start Given material
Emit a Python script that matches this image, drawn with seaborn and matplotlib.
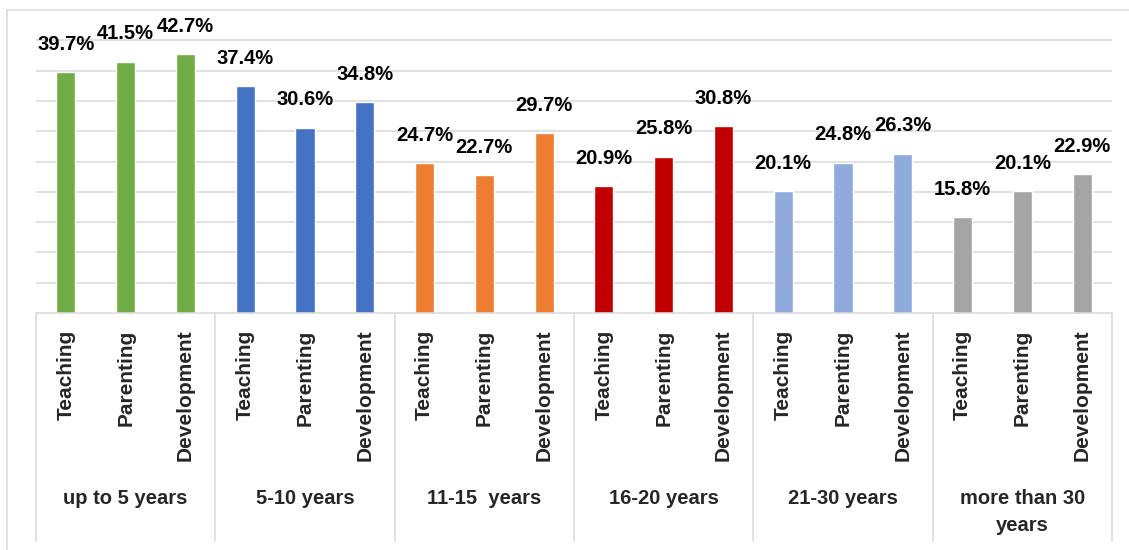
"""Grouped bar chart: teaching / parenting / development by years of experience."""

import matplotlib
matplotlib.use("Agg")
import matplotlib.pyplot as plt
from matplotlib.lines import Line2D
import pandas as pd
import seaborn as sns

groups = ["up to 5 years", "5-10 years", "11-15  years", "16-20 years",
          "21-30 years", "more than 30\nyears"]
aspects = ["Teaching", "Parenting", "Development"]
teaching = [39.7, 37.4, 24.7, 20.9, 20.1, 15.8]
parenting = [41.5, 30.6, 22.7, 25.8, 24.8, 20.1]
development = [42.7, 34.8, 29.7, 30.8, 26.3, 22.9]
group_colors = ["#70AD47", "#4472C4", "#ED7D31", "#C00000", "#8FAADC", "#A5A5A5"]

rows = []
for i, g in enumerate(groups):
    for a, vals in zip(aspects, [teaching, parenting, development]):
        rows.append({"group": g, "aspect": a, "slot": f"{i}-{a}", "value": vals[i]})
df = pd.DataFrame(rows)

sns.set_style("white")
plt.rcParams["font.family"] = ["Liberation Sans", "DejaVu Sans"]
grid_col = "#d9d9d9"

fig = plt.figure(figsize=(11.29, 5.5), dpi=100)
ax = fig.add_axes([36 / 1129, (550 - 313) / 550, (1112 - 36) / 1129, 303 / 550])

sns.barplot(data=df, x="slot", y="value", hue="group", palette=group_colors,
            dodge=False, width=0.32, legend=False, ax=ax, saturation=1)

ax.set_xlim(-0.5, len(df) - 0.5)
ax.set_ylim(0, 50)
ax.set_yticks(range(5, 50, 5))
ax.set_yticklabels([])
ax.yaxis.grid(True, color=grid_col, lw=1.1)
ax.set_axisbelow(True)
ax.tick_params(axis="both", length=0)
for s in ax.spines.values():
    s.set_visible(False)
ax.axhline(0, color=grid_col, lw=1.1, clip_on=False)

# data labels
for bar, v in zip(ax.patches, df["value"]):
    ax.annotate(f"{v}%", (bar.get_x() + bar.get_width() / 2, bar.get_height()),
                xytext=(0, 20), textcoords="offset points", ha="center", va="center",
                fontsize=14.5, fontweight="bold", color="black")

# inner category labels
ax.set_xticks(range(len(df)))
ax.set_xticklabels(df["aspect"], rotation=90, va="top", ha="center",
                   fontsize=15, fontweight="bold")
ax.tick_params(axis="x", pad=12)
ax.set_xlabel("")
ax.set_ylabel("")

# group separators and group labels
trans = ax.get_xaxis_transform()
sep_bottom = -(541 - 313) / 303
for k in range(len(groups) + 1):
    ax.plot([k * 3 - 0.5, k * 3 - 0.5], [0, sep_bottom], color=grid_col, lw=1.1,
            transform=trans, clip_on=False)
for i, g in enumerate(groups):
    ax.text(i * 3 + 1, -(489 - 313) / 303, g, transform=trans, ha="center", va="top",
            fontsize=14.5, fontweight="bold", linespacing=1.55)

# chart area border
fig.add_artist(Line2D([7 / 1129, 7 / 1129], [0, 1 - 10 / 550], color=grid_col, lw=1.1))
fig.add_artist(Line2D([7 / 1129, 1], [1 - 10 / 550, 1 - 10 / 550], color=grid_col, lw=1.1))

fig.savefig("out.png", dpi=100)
end Given material
_Task instructions:_
Repeat the material exactly as it reads, without any of its pictures.

_Solution for this exercise:_
Emit a Python script that matches this image, drawn with seaborn and matplotlib.
"""Grouped bar chart: teaching / parenting / development by years of experience."""

import matplotlib
matplotlib.use("Agg")
import matplotlib.pyplot as plt
from matplotlib.lines import Line2D
import pandas as pd
import seaborn as sns

groups = ["up to 5 years", "5-10 years", "11-15  years", "16-20 years",
          "21-30 years", "more than 30\nyears"]
aspects = ["Teaching", "Parenting", "Development"]
teaching = [39.7, 37.4, 24.7, 20.9, 20.1, 15.8]
parenting = [41.5, 30.6, 22.7, 25.8, 24.8, 20.1]
development = [42.7, 34.8, 29.7, 30.8, 26.3, 22.9]
group_colors = ["#70AD47", "#4472C4", "#ED7D31", "#C00000", "#8FAADC", "#A5A5A5"]

rows = []
for i, g in enumerate(groups):
    for a, vals in zip(aspects, [teaching, parenting, development]):
        rows.append({"group": g, "aspect": a, "slot": f"{i}-{a}", "value": vals[i]})
df = pd.DataFrame(rows)

sns.set_style("white")
plt.rcParams["font.family"] = ["Liberation Sans", "DejaVu Sans"]
grid_col = "#d9d9d9"

fig = plt.figure(figsize=(11.29, 5.5), dpi=100)
ax = fig.add_axes([36 / 1129, (550 - 313) / 550, (1112 - 36) / 1129, 303 / 550])

sns.barplot(data=df, x="slot", y="value", hue="group", palette=group_colors,
            dodge=False, width=0.32, legend=False, ax=ax, saturation=1)

ax.set_xlim(-0.5, len(df) - 0.5)
ax.set_ylim(0, 50)
ax.set_yticks(range(5, 50, 5))
ax.set_yticklabels([])
ax.yaxis.grid(True, color=grid_col, lw=1.1)
ax.set_axisbelow(True)
ax.tick_params(axis="both", length=0)
for s in ax.spines.values():
    s.set_visible(False)
ax.axhline(0, color=grid_col, lw=1.1, clip_on=False)

# data labels
for bar, v in zip(ax.patches, df["value"]):
    ax.annotate(f"{v}%", (bar.get_x() + bar.get_width() / 2, bar.get_height()),
                xytext=(0, 20), textcoords="offset points", ha="center", va="center",
                fontsize=14.5, fontweight="bold", color="black")

# inner category labels
ax.set_xticks(range(len(df)))
ax.set_xticklabels(df["aspect"], rotation=90, va="top", ha="center",
                   fontsize=15, fontweight="bold")
ax.tick_params(axis="x", pad=12)
ax.set_xlabel("")
ax.set_ylabel("")

# group separators and group labels
trans = ax.get_xaxis_transform()
sep_bottom = -(541 - 313) / 303
for k in range(len(groups) + 1):
    ax.plot([k * 3 - 0.5, k * 3 - 0.5], [0, sep_bottom], color=grid_col, lw=1.1,
            transform=trans, clip_on=False)
for i, g in enumerate(groups):
    ax.text(i * 3 + 1, -(489 - 313) / 303, g, transform=trans, ha="center", va="top",
            fontsize=14.5, fontweight="bold", linespacing=1.55)

# chart area border
fig.add_artist(Line2D([7 / 1129, 7 / 1129], [0, 1 - 10 / 550], color=grid_col, lw=1.1))
fig.add_artist(Line2D([7 / 1129, 1], [1 - 10 / 550, 1 - 10 / 550], color=grid_col, lw=1.1))

fig.savefig("out.png", dpi=100)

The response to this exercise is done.